Amid threats, border tensions Modi meeting Nawaz at Ufa
No major breakthrough likely but China says will mediate for truce
SRINAGAR: Amid a fresh flare up across the borders and most feeble expectations, Indian Premier Narendra Damoder Modi will be meeting his Pakistani counterpart Mian Nawaz Sahrif in Russian republic Ufa on Friday. They will be meeting third time since Modi’s inaugural last november when Nawaz and other SAARC leaders attended the prime minister’s oath-taking ceremony in New Delhi. The relations between two countries have been strained ever since and the question that preludes the Friday Summit is this : Will they be third time lucky?
In this week alone, over half a dozen Indian soldiers have died while fighting infiltrators on the Line of Control in Kashmir. The army has claimed to have killed more than eight militants in these gunfights. There have been a flurry of rhetorical threats from both sides. While India’s Defense Minister Manohar Parikar has been ridiculed for aspiring a proxy war against Pakistan, Nawaz Sharif’s cabinet colleague has threatened to use nuclear weapons if “our survival is endangered.” The mood this time around is, therefore, decidedly less upbeat. The only silver lining, however, seems China’s renewed interest to play a go-between for Indo-Pak détente.
Narendra Modi and Nawaz Sharif have both traveled to Ufa so that they attend a meeting of the Shanghai Cooperation Organization, a China- and Russia-dominated group that India and Pakistan are a part of as observers. The two South Asian nations aspire to full membership of the organization, which also includes Kazakhstan, Kyrgyzstan, Tajikistan and Uzbekistan.
The long catalog of disagreements in past year casts a shadow over the expectations, if any, of a breakthrough. New Delhi called off planned talks in August after Pakistans ambassador to India met with separatists from the northern state of Jammu and Kashmir. Tit-for-tat cross-border firing in the fall resulted in civilian casualties and provocative rhetoric from both sides.
The flare-up cast a shadow over a meeting in November of South Asian nations in Nepal, during which Mr. Modi held bilateral talks with some of his counterparts from the region but skipped a one-to-one with Mr. Sharif.

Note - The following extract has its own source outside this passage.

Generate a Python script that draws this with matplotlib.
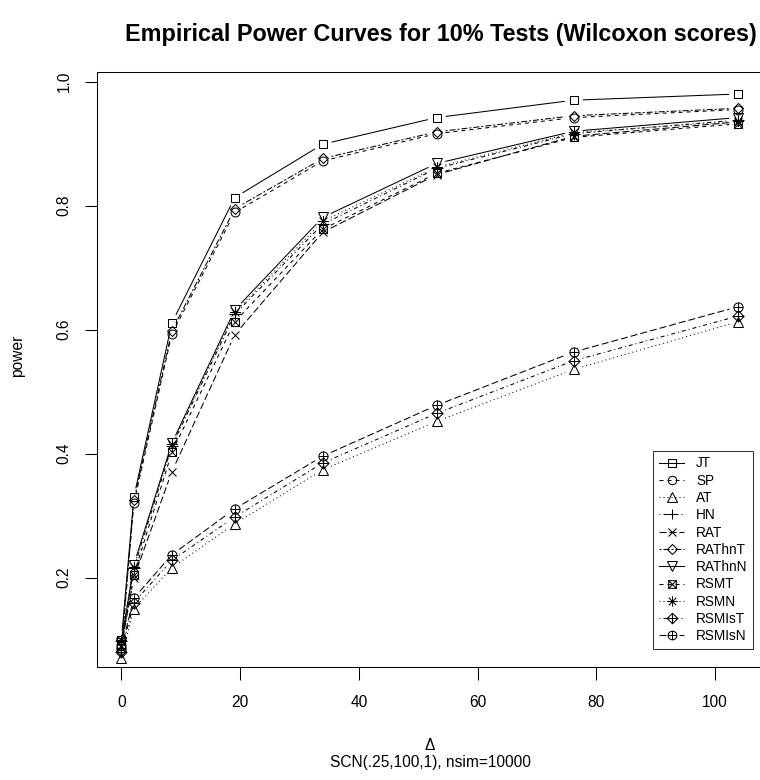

Frosty ties turned openly belligerent again in April when the alleged mastermind of a devastating 2008 terrorist attack in Mumbai was freed from prison in Pakistan. India accused Islamabad of not pursuing his prosecution properly, an allegation Pakistan denied.
Inflammatory remarks have made matters ever worse. Indias cross-border raid on insurgent camps in Myanmar after its soldiers were killed in an ambush near the countrys northeastern frontierand comments by Mr. Modis ministers afterward that the military operation should serve as a warning to all those who harbor intentions of terror on our countryirked the government in Islamabad. India has long accused Pakistan of supporting terrorism in India.
India has another growing strategic misgiving: a strengthening China-Pakistan nexus. The two countries, which are longtime allies and each have territorial disputes with India, recently took their relations a step further by inking a $46 billion deal for Chinese investments in building an economic corridor through Pakistan. The pact raised hackles in India, largely because it includes building Chinese-funded infrastructure on disputed territory that is governed by Pakistan but also claimed by India.
All that said, Modi and Sharif have tried to ease tensions with occasional telephone calls. In February, the two exchanged messages over the then-upcomingCricket World Cup. In June, Modi called Sharif to wish him well ahead of the Muslim holy month of Ramadan and gave him the news that, as a gesture of goodwill, India would be releasing some Pakistani fishermen detained by Indian authorities.
The Friday summit is unlikely to result in a major breakthrough in ties. Still, when the leaders of two nuclear-armed rival nations meet the world watches with curiosity. But China today said the six-member SCO grouping will play a constructive role in the improvement of relations between the two South Asian neighbors. “We believe that India and Pakistan joining the SCO will play an important role in the development of the SCO,” Chinese Foreign Ministry spokesperson Hua Chunyhing said.
“The SCO will play a constructive role in the continuous development and improvement of relations between India and Pakistan,” she said in comments posted on the Chinese Foreign Ministry website. Prime Minister Narendra Modi and his Pakistan counterpart Nawaz Sharif will attend the SCO summit at Russian city of Ufa where the BRICS summit is being held ahead of it. China, Kazakhstan, Kyrgyzstan, Russia, Tajikistan, and Uzbekistan are the regular members of the SCO.
Till now India along with Afghanistan, Iran, Mongolia and Pakistan had the observer status in the organisation which mainly focussed on the anti-terrorism cooperation among the member states.
Belarus, Turkey and Sri Lanka are dialogue partners. The process of granting full membership to India and Pakistan was expected to be formally completed next year, according to SCO officials.